No doubt about it, Computex 2013 is the Asus show. Even though Intel is using the Taiwan tech event to announce it fourth-generation Haswell processors, it’s Asus, and the dozen-plus products it announced that is generating the most buzz. And it’s not because Asus is on home turf, but rather, it’s once again demonstrating its well-earned reputation for innovative and unique products, at least with one of its unveilings.
To be clear, much of what Asus announced this week will likely never see wide release in the States, and some may never ship at all. Look no further than the Asus PadFone series for evidence of that, or perhaps the glasses-free 3D MeMo tablet it unveiled at Computex 2011, which ultimately became vaporware.
Transformer Book Trio
Hybrid designs are rather common these days, as are dual-boot systems. But the common criticism of both is that these systems are typically two mediocre devices (bulky tablet and under-powered notebook, for example), instead of one good machine. Asus is hoping to change that with its three-in-one Transformer book trio.
It’s a desktop, tablet, and notebook. That means it’s a transformer, or tablet with removable keyboard. The keyboard doubles as a desktop system when paired with an external monitor, the display doubles as an Android tablet, and combined they form a Windows 8 notebook Gigabyte tried something similar with a one-piece Windows unit a few years ago with predictably poor results, but Asus seems determined to avoid that mistake by outfitting its Transformer Book with a top-of-the-line fourth-generation Intel Core i7 processor based in the keyboard, and a respectable 2GHz Intel Atom Z2580 for the Android portion in the screen. This machine has two batteries and two storage capacities (750 GB HDD in the keyboard, 64GB in the display), and an 11.6-inch 1080 x 1920 IPS display.

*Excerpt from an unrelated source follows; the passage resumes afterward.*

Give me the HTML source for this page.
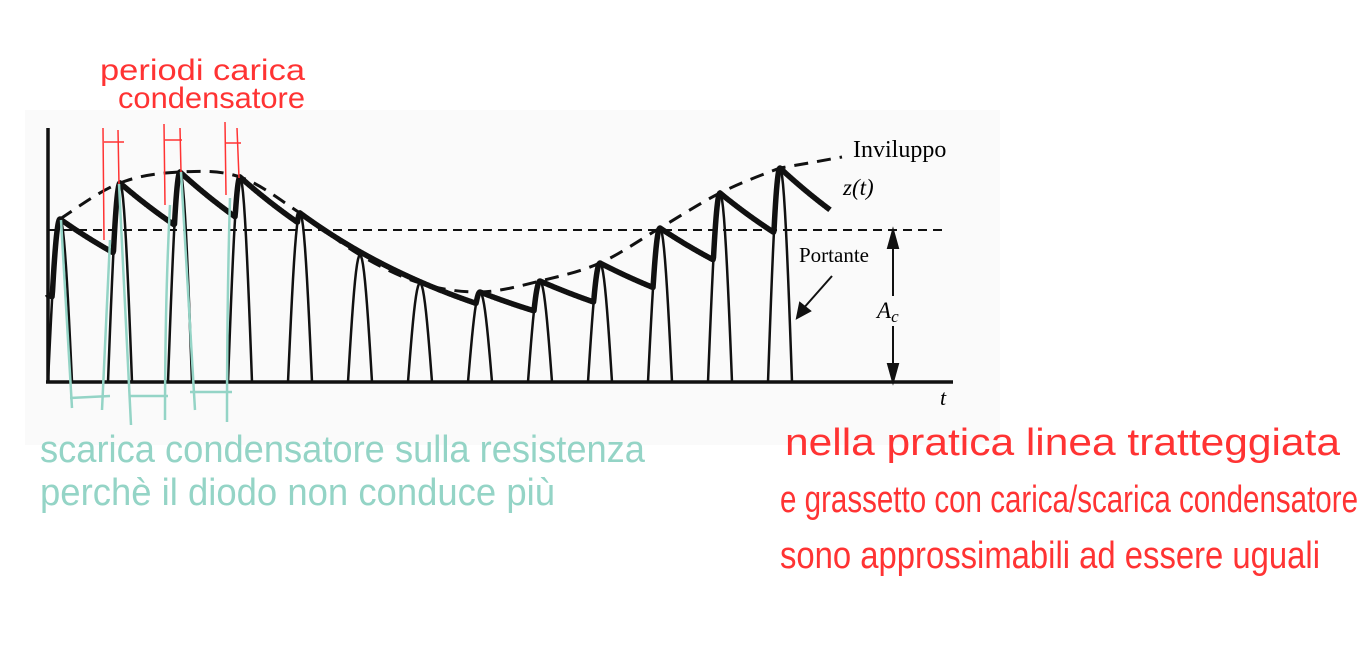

Because it runs Android Jelly Bean and the full version of Windows 8, it can run virtually every application, or more than 750,000 taking the full catalog of Windows 8 and Android apps into consideration.
Asus has yet to announce pricing, but don’t expect this to be cheap, given its unique feature set and decent spec sheet. In fact, Asus is keeping it under glass at Computex, so there’s good chance it might not hit its Q3 launch window. If it does, it will be the only mainstream three-in-one system available, which likely pleases Asus.
The Asus Answer to the Note
While TechnologyGuide can see the Transformer Book Trio possibly shipping to the US in some limited capacity, the Asus Fonepad Note FHD 6 will almost certainly not. It won’t support LTE (its Intel Atom processor is not compatible), and will instead support HSPA+ for data and 3G for voice, which is widely-used overseas. Also unlike the Transformer Book Trio, the Fonepad Note is not that unique. At a glance, it could double for the a Galaxy Note 2, complete with rear-docking stylus.
The Fonepad Note is actually bigger than the Galaxy Note 2, as it has a 6-inch 1080 x 1920 Super IPS+ display, which puts it at the large end of the current phablet spectrum. It also has 2GB of RAM, front-facing speakers, 1.2-megapixel front-facing and 8-megapixel rear-facing cameras, and it runs Android.
We still don’t know which version of Android, nor do we know the stylus technology (the Galaxy Note sports Wacom), or even if Asus will choose to include any apps to take advantage of that stylus, because like the Transformer Book, Asus is keeping the Fonepad Note behind glass at Computex.